Something I just noticed today, and I didn’t think anything of it until now; in Anomalous Materials, I heard an announcement I’ve never heard before, and didn’t write down. It was something along the lines of, “Dr. Horn: Report to Residue Processing tank 4.” I’ve searched the board and can’t find any other reference to this anywhere. Doubt if it’s signifigant, but it’s at least new. 
Has it been noted that “OTR//4.0” (see https://thepizzaisalie.wikia.com/wiki/Stormseeker%27s_Website) probably refers to the Off-the-Record protocol in version 4.0? https://www.cypherpunks.ca/otr/
Edit: Okay, yes, it has been noted.
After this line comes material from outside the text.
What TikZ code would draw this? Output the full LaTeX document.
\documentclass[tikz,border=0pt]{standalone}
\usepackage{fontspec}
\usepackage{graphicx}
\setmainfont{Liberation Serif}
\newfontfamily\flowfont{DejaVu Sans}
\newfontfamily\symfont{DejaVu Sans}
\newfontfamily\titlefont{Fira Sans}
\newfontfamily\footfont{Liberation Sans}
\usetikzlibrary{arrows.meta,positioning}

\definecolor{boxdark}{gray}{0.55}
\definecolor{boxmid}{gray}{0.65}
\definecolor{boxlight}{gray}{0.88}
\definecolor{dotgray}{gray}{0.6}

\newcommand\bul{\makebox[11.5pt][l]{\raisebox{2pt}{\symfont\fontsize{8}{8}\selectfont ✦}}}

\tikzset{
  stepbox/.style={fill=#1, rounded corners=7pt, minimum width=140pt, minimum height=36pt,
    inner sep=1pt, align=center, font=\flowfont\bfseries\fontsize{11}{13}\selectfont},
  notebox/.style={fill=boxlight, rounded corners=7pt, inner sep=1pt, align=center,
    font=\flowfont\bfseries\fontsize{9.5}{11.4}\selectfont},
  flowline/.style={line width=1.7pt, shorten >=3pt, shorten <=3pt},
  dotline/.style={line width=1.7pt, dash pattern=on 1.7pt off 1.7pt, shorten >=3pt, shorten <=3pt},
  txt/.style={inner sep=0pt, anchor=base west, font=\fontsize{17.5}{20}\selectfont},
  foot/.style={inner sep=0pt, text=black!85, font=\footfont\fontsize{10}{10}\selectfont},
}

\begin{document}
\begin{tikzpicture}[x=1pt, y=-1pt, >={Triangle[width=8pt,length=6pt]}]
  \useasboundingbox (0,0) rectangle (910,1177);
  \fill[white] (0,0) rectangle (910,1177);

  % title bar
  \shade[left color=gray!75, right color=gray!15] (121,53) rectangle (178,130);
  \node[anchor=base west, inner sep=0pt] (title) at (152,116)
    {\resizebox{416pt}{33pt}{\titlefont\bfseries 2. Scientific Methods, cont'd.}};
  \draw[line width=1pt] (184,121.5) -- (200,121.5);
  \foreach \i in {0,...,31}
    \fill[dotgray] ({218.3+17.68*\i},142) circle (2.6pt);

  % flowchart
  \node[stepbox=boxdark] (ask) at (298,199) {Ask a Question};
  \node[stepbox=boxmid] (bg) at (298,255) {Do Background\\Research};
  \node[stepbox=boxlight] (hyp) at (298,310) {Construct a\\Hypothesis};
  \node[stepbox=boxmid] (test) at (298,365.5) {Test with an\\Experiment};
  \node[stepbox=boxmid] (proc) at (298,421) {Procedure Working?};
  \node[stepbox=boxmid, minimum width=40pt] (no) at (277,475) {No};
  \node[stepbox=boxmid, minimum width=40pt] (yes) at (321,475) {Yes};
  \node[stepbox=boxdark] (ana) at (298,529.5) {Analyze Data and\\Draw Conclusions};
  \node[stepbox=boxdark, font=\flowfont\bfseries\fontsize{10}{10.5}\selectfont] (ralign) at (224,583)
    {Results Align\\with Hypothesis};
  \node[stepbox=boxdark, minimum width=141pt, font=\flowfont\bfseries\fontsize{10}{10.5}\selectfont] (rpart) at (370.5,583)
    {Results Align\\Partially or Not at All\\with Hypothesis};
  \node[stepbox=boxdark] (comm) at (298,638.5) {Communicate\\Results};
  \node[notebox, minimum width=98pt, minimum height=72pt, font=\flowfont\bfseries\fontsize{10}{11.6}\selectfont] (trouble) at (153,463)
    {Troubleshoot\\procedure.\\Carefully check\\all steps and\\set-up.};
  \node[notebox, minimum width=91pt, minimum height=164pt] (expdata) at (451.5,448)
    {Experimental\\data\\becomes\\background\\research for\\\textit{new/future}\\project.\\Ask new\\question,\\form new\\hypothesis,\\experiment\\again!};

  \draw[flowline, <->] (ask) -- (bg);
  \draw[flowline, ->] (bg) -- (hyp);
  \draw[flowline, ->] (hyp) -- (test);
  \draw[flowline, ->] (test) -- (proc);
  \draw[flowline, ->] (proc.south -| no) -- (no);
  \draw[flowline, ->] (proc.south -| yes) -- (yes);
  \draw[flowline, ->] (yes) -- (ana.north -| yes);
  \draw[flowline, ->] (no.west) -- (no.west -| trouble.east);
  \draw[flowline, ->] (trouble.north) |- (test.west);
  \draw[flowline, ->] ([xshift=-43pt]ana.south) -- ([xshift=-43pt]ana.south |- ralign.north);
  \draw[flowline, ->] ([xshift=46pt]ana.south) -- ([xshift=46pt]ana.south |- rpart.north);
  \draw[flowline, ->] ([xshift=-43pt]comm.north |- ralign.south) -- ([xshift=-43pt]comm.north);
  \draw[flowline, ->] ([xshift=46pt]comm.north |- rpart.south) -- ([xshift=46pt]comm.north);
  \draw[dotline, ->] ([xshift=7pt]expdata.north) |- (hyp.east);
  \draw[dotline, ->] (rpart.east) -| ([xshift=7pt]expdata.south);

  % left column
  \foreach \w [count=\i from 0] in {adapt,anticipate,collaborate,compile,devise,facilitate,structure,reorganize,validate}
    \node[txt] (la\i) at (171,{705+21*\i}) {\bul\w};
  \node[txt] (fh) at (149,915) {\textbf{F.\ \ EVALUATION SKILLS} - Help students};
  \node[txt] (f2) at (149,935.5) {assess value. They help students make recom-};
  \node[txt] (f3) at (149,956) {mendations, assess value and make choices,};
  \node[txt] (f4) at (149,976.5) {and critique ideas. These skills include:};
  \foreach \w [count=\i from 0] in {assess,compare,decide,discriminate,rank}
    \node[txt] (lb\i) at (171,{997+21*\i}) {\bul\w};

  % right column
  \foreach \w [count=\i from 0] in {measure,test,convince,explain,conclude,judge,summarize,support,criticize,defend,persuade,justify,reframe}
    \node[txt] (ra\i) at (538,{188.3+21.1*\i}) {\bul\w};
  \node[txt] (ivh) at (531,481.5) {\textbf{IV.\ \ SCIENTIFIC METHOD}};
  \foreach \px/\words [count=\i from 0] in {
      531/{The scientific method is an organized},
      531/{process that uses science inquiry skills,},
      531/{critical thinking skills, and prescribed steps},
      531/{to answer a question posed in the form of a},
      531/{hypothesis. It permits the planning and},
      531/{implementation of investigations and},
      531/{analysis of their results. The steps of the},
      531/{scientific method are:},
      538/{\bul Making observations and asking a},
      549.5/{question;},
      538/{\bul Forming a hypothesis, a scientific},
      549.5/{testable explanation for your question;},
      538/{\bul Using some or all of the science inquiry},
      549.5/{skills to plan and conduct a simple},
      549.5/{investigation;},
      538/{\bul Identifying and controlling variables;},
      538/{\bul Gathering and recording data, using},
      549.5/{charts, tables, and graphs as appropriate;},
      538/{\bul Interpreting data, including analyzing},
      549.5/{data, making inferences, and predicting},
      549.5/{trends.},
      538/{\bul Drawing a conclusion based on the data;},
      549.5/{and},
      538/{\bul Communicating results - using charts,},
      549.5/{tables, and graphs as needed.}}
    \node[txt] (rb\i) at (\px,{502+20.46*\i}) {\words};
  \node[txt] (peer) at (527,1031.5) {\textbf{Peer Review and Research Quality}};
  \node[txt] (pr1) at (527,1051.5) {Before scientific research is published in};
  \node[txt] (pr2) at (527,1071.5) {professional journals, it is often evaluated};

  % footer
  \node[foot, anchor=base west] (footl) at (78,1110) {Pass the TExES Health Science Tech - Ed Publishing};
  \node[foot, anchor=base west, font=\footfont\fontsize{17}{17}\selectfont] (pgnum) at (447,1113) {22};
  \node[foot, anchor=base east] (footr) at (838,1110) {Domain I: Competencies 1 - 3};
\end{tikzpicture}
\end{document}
Should have used Google first (the forum-search failed, of course).
Edit 2: Just an idea, is on any of these servers an XMPP server running?
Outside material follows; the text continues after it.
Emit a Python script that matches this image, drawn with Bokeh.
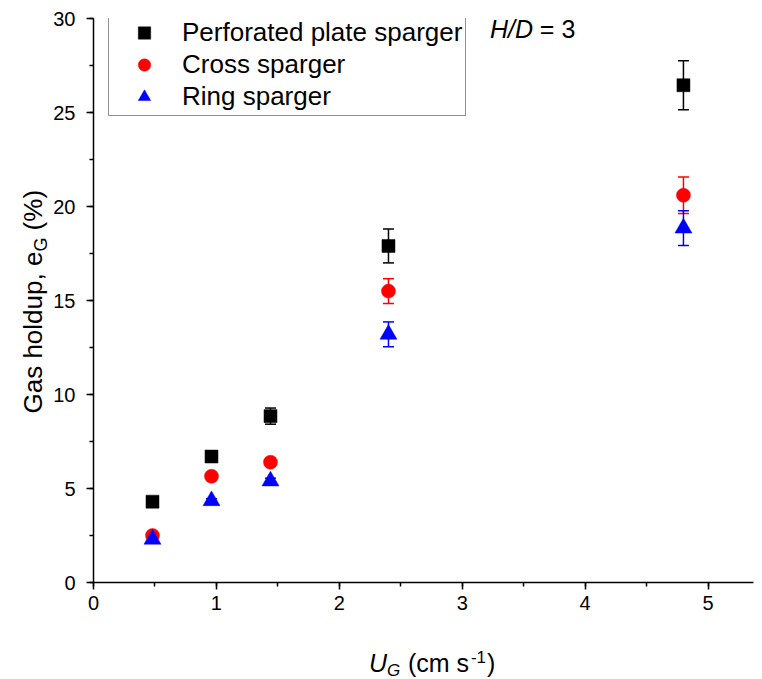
from bokeh.plotting import figure
from bokeh.models import (ColumnDataSource, Whisker, TeeHead, Range1d, Label,
                          SingleIntervalTicker, Legend)
from bokeh.layouts import row, column
from bokeh.embed import file_html
from bokeh.resources import INLINE
import math

# ---- data ----
ug = [0.48, 0.96, 1.44, 2.4, 4.8]
perforated = [4.3, 6.7, 8.85, 17.9, 26.45]
perforated_err = [0.15, 0.2, 0.43, 0.9, 1.3]
cross = [2.5, 5.65, 6.4, 15.5, 20.6]
cross_err = [0.1, 0.15, 0.2, 0.66, 0.97]
ring = [2.3, 4.35, 5.4, 13.2, 18.85]
ring_err = [0.15, 0.1, 0.15, 0.66, 0.93]
series_names = ["Perforated plate sparger", "Cross sparger", "Ring sparger"]

FONT = "Liberation Sans"
NB = "\u00a0"
FIX = 0.36                       # observed baseline offset of labels (em)
TOTAL_W, TOTAL_H = 762, 679
YLAB_W = 50                      # strip for the y-axis title
MAIN_W = TOTAL_W - YLAB_W
MAIN_H = 622
XLAB_H = TOTAL_H - MAIN_H        # strip for the x-axis title
BL, BR, BT = 42, 9, 18
BB = MAIN_H - 582
XMAX, YMAX = 5.37, 30
FRAME_LEFT = YLAB_W + BL         # page x of the plot frame's left edge

p = figure(width=MAIN_W, height=MAIN_H, output_backend="svg",
           toolbar_location=None,
           x_range=Range1d(0, XMAX), y_range=Range1d(0, YMAX),
           min_border_left=BL, min_border_right=BR, min_border_top=BT,
           min_border_bottom=BB)
p.outline_line_color = None
p.xgrid.grid_line_color = None
p.ygrid.grid_line_color = None
p.background_fill_color = "white"
p.border_fill_color = "white"

for ax, interval in ((p.xaxis[0], 1), (p.yaxis[0], 5)):
    ax.ticker = SingleIntervalTicker(interval=interval, num_minor_ticks=2)
    ax.axis_line_width = 1.5
    ax.axis_line_color = "black"
    ax.major_tick_line_width = 1.5
    ax.minor_tick_line_width = 1.5
    ax.major_tick_line_color = "black"
    ax.minor_tick_line_color = "black"
    ax.major_tick_out = 7
    ax.major_tick_in = 0
    ax.minor_tick_out = 4
    ax.minor_tick_in = 0
    ax.major_label_text_font = FONT
    ax.major_label_text_font_size = "20px"
    ax.major_label_text_color = "black"
p.xaxis[0].major_label_standoff = 6
p.yaxis[0].major_label_standoff = 11

specs = [
    (perforated, perforated_err, "square", "black", 13),
    (cross, cross_err, "circle", "red", 14),
    (ring, ring_err, "triangle", "blue", 17),
]
items = []
for (vals, errs, marker, color, size), name in zip(specs, series_names):
    src = ColumnDataSource(dict(
        x=ug, y=vals,
        upper=[v + e for v, e in zip(vals, errs)],
        lower=[v - e for v, e in zip(vals, errs)]))
    w = Whisker(source=src, base="x", upper="upper", lower="lower",
                line_color=color, line_width=1.5,
                upper_head=TeeHead(size=11, line_color=color, line_width=1.5),
                lower_head=TeeHead(size=11, line_color=color, line_width=1.5))
    p.add_layout(w)
    r = p.scatter("x", "y", source=src, marker=marker, size=size,
                  fill_color=color, line_color=color, line_width=0.5)
    items.append((name, [r]))

legend = Legend(items=items, location=(15, 466))
legend.label_text_font = FONT
legend.label_text_font_size = "26px"
legend.label_text_color = "black"
legend.padding = 3
legend.margin = 0
legend.glyph_width = 64
legend.glyph_height = 31
legend.label_height = 31
legend.label_standoff = 6
legend.spacing = 1
legend.border_line_color = "#222222"
legend.border_line_width = 1
legend.background_fill_color = "white"
legend.background_fill_alpha = 1
p.add_layout(legend, "center")

frame_w = MAIN_W - BL - BR
frame_h = MAIN_H - BT - BB


def dx(px):
    return (px - FRAME_LEFT) / frame_w * XMAX


def dy(py):
    return (BT + frame_h - py) / frame_h * YMAX


def add_label(fig, text, x, y, size, style="normal", angle=0.0):
    fig.add_layout(Label(x=x, y=y, text=text, text_font=FONT,
                         text_font_size=f"{size}px", text_font_style=style,
                         text_color="black", text_align="left",
                         text_baseline="alphabetic", angle=angle))


# H/D = 3 (inside the frame; baseline wanted at page y 37)
add_label(p, "H/D", dx(489), dy(37 - FIX * 25), 25, "italic")
add_label(p, NB + "=" + NB + "3", dx(489 + 1722 * 0.025), dy(37 - FIX * 25), 25)


def strip(w, h, bl=0, br=0):
    f = figure(width=w, height=h, output_backend="svg", toolbar_location=None,
               x_range=Range1d(0, w - bl - br), y_range=Range1d(0, h),
               x_axis_type=None, y_axis_type=None,
               min_border_left=bl, min_border_right=br, min_border_top=0,
               min_border_bottom=0)
    f.outline_line_color = None
    f.background_fill_color = "white"
    f.border_fill_color = "white"
    return f


# x-axis title strip: U_G (cm s^-1); its frame lines up with the plot frame,
# so x is measured in pixels from the frame's left edge
xs = strip(MAIN_W, XLAB_H, BL, BR)
base = TOTAL_H - 671             # main baseline at page y 671


def xl(text, px, b, size, style="normal"):
    add_label(xs, text, px - FRAME_LEFT, b + FIX * size, size, style)


xl("U", 368, base, 25, "italic")
xl("G", 386, base - 5, 17, "italic")
xl(NB + "(cm" + NB + "s", 400, base, 25)
xl("-1", 470, base + 8, 17)
xl(")", 486, base, 25)

# y-axis title strip: Gas holdup, e_G (%)
ys = strip(YLAB_W, TOTAL_H)
a = math.pi / 2
y0 = TOTAL_H - 413
l1 = (5670 + 556) * 0.026


def yl(text, bx, py, size):
    add_label(ys, text, bx - FIX * size, py, size, angle=a)


yl("Gas" + NB + "holdup," + NB + "e", 42, y0, 26)
yl("G", 47, y0 + l1, 18)
yl(NB + "(%)", 42, y0 + l1 + 778 * 0.018, 26)

layout = row(ys, column(p, xs, spacing=0), spacing=0)
open("out.html", "w").write(file_html(layout, INLINE))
Another thing just spotted: on the Lab C sign in the Optronics lab, near the stairs, all the lab names are enclosed in [] brackets. Since we’re grasping at straws here, possible passphrase?
We’ve come very far with this. I’ve had to take some time off due to finals (again), but I’m officially done with this semester after April 26th. Once I return from a much-needed vacation to the beach, I will be back on this. If it was something very difficult, I imagine Stormseeker would have popped in and given us a hint somewhere along the line. Instead, I think we are simply missing something and for him to give us a hint would instantly lead us to the solution, which would obviously be against his best interests.
Either that, or this is the last puzzle, and whomever digs out the answer wins the gold . . . .
EDIT: Tried something different–converted the hex to binary and then converted the result to an image. Could be a fluke, but here it is: Hex to Binary Attempt
Well, it looks like a pattern all right…
Hmm… red stripes… Isn’t there a decal texture with red stripes? I’m just grasping at straws here, but maybe the .VMT for it has ‘extra’ content?
Good point–there is a texture file called “stripes_red01” in the materials folder. Don’t see anything on it, however. It is very similar to the binary image though . . . .
EDIT: There are also black and white versions of the stripes file, named accordingly. Unfortunately, it seems like a dead end, but it was definitely a solid guess.
No, it is a false pattern, just a warning before we head off too far to that dead end.
The reason you got dark strips marching across the image is the fact that you break the lines every 32 digits in your .txt file. The problem is when you’re breaking a line, for instance by tapping the Enter key, you’re actually introducing foreign characters into the data. These foreign characters are the famous “\r\n” (carriage return and linefeed characters) which are familiar to all Windows programmers.
Since you’re breaking every 32 digits, those two characters would repeat every 32 digits, hence the two dark blocks appearing consistently in the image. It is actually an introduced pattern due to not being careful in handling of data.
Ah, okay I see what you’re saying. Bugger . . . .
To be fair, it seems straws are all we have left.
Has anyone tried deCoding tHe Hex CipHer witH SHA-1? It’s a part of tHe OTR protoCol, and it takes a Hex input and a password.
(sorry about tHe random Caps, tHe C & H keys on my keyboard won’t work for some reason unless I Hold sHift)
SHA-1 is a hash function. It is not reversible.
Something I wanted to mention regarding the Benaloh / Paillier references in this ARG. It’s been mentioned before by someone on the forum that these two encryption systems are examples of homomorphic encryption. That said, I’m wondering if perhaps we have missed a step with the HALOS.txt file.
Granted, we correctly decoded the ASCII-85 text, yet were are having tons of trouble with the hexadecimal portion of the code–despite having various potential leads. One thing we’ve not considered is that the hexadecimal portion of the code may need to be shifted in some manner–for example, ROT-1 = rotate each input once. Granted, this is somewhat backwards thinking considering the input itself should be rotated, but perhaps some of the results we’ve been getting (from a one-time pad decrypter, for example) simply need to be shifted.
Anyway, just thought I’d throw it out there as some food for thought.